##### EXTRACTED MATERIAL #####

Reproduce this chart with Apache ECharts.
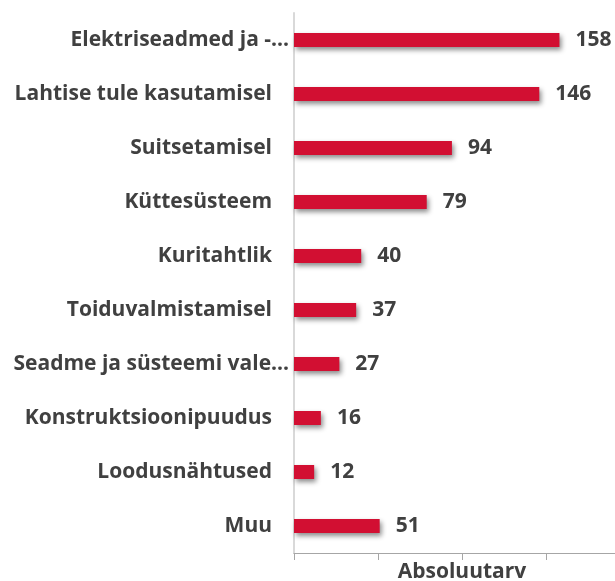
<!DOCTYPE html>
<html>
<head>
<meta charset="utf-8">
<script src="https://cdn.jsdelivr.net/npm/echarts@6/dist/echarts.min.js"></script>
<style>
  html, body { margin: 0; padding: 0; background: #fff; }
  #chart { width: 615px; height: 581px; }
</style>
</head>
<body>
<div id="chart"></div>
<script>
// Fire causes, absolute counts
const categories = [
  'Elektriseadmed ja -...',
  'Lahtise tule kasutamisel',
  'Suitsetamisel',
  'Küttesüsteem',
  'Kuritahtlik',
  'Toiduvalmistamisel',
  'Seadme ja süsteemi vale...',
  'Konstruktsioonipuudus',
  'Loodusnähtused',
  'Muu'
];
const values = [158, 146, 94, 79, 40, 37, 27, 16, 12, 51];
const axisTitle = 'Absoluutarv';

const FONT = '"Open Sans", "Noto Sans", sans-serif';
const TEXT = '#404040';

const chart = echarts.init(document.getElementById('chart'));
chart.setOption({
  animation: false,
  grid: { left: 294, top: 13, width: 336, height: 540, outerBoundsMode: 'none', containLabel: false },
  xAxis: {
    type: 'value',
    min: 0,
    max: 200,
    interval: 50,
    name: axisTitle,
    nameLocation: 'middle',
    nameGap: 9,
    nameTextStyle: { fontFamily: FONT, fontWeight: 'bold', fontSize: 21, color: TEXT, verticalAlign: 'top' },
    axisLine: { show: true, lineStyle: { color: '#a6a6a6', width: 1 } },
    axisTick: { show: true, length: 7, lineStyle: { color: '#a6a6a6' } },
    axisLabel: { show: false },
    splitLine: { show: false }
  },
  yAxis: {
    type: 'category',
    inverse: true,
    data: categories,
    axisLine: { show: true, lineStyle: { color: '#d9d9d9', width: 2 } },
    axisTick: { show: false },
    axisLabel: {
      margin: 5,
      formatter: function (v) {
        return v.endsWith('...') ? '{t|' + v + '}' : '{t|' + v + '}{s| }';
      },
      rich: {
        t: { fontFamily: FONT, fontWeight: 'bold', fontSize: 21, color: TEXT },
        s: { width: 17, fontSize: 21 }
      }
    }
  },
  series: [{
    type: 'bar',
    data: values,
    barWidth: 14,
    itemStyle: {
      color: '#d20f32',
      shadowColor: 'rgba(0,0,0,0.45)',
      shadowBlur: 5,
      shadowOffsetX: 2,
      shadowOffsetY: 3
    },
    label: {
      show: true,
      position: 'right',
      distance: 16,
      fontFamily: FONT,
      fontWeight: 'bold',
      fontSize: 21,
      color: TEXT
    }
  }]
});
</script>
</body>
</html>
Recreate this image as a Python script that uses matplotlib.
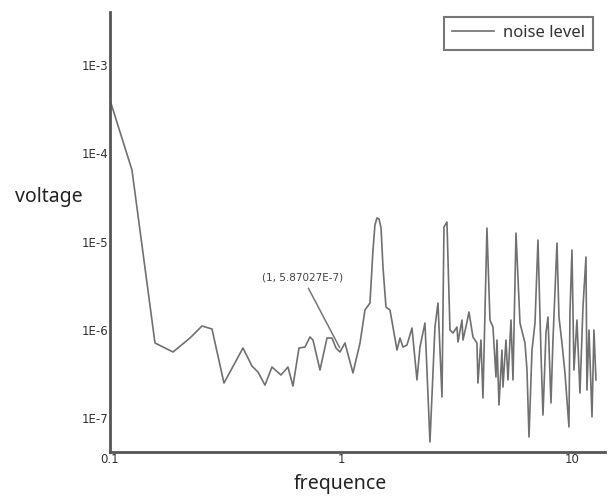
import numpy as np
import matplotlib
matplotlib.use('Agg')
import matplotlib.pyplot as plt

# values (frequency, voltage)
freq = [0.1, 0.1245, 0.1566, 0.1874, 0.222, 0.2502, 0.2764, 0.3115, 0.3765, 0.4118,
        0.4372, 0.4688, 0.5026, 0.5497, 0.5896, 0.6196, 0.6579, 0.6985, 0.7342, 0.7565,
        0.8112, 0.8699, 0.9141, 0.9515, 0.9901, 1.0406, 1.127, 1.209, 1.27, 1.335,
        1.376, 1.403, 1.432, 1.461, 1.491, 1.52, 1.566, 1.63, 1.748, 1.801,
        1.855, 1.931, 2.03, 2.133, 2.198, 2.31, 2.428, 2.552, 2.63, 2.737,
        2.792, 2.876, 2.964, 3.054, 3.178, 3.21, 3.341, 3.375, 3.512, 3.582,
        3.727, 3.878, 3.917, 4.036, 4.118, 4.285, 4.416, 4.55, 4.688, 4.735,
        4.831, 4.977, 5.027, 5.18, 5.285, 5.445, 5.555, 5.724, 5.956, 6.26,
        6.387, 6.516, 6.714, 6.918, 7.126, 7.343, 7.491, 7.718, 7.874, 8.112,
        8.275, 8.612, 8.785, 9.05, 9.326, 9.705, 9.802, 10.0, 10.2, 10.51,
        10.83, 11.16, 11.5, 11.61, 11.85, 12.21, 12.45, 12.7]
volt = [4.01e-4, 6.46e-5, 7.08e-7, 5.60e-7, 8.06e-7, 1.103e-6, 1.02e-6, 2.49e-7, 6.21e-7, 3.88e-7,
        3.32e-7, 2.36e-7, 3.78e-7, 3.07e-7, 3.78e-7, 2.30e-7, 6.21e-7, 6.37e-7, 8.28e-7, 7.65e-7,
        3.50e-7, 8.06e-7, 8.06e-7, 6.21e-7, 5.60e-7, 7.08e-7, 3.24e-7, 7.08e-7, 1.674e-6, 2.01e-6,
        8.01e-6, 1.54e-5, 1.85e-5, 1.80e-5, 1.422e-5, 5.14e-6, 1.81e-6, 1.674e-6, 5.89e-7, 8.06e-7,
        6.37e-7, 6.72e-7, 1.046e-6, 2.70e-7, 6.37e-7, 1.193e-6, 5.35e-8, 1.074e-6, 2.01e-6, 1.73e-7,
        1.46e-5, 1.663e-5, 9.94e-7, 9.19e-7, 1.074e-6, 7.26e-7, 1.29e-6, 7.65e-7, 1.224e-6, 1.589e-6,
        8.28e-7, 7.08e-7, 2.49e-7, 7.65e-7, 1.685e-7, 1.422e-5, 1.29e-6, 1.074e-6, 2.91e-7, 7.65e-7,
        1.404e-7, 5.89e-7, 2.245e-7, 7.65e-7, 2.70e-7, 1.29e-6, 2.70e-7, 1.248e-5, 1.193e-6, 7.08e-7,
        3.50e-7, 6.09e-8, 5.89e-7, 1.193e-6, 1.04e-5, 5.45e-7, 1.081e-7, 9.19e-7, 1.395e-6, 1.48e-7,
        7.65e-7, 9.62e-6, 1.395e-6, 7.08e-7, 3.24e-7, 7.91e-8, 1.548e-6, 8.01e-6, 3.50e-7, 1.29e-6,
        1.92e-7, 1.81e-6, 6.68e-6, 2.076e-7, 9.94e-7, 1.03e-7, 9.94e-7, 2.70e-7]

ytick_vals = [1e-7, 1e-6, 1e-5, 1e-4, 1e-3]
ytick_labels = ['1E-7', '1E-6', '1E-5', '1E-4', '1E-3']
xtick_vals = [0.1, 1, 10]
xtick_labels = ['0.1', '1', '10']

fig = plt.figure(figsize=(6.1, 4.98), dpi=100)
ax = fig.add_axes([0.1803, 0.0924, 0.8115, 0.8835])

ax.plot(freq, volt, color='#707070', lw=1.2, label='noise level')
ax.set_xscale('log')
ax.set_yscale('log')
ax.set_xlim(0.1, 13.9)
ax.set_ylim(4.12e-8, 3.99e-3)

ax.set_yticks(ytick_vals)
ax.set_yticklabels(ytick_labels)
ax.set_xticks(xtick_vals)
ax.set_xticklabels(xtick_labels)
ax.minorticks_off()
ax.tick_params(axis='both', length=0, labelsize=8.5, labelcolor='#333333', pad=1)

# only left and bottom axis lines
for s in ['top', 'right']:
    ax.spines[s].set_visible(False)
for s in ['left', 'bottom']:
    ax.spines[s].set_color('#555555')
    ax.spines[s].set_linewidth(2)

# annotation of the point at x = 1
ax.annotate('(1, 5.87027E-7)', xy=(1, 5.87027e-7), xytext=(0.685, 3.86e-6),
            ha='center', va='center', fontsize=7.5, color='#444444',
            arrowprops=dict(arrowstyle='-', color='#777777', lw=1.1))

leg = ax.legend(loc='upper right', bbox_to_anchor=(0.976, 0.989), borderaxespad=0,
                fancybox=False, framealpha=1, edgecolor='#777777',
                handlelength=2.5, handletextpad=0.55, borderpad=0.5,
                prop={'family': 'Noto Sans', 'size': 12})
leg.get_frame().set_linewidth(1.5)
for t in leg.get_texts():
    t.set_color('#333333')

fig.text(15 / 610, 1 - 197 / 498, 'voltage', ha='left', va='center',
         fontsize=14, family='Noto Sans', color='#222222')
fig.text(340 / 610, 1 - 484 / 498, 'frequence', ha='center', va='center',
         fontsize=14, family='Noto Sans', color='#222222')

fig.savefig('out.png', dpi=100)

#####
##### EXTRACTED MATERIAL #####

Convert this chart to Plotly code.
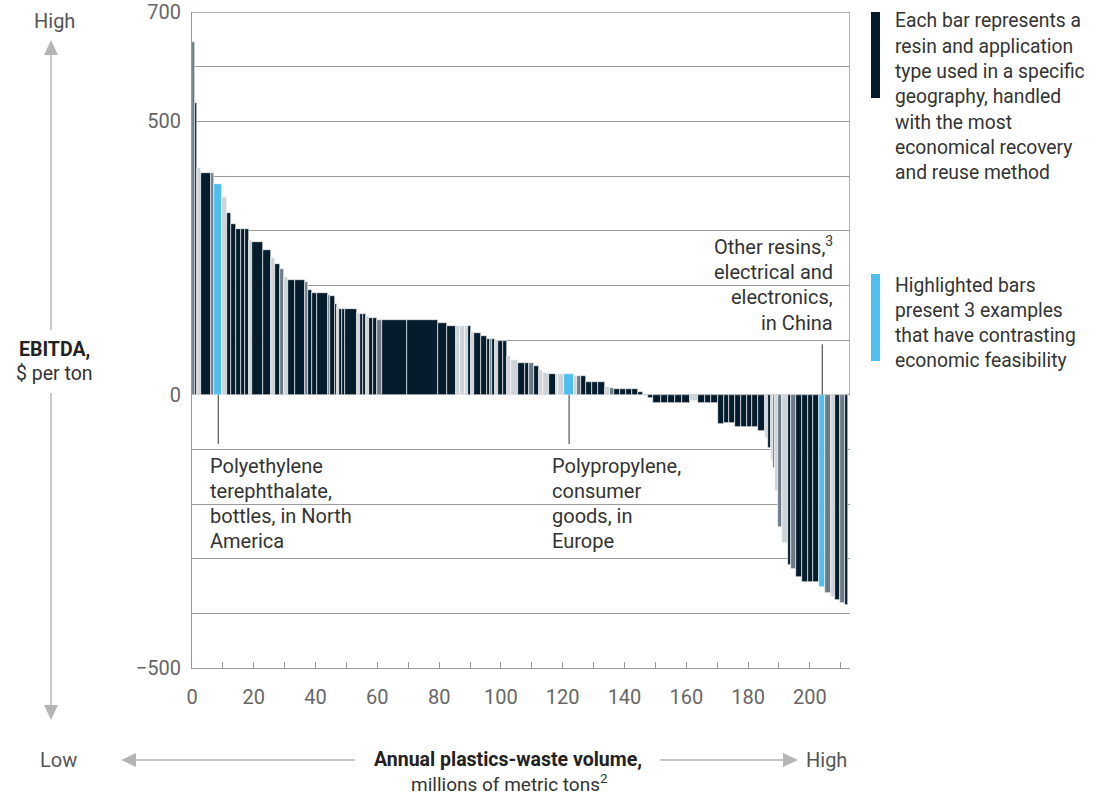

#####
##### EXTRACTED MATERIAL #####

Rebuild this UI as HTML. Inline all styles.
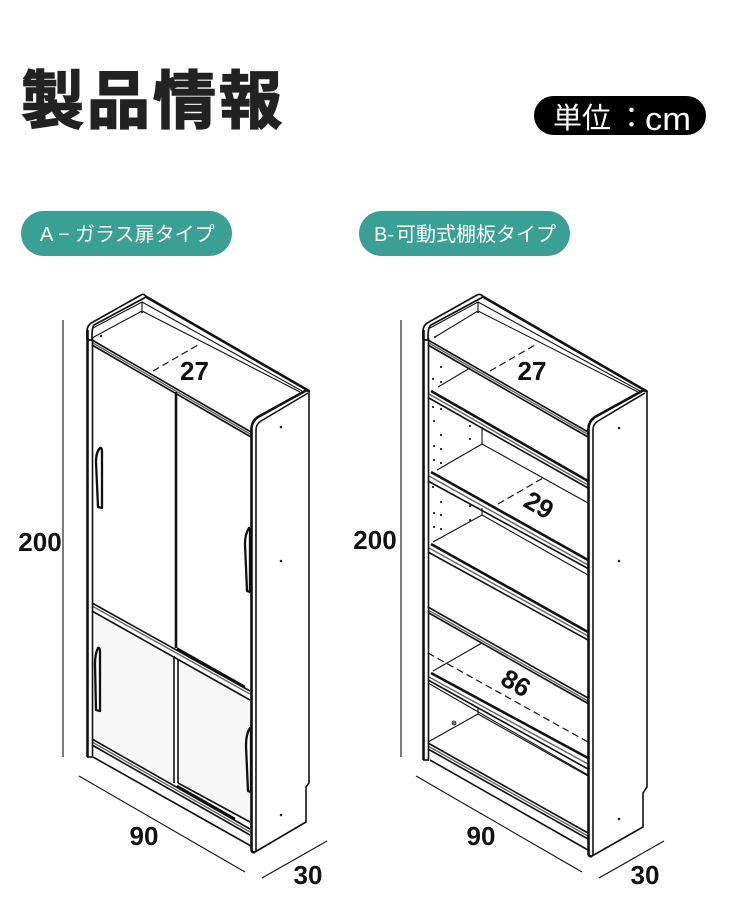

#####

◆ AIM OF THE TASK ◆
Quote word for word only the lines above from the one containing "Recreate this image" through the one containing "import matplotlib.pyplot as plt". Pictures stay out of your copy.

◆ RESULT ◆
Recreate this image as a Python script that uses matplotlib.
import numpy as np
import matplotlib
matplotlib.use('Agg')
import matplotlib.pyplot as plt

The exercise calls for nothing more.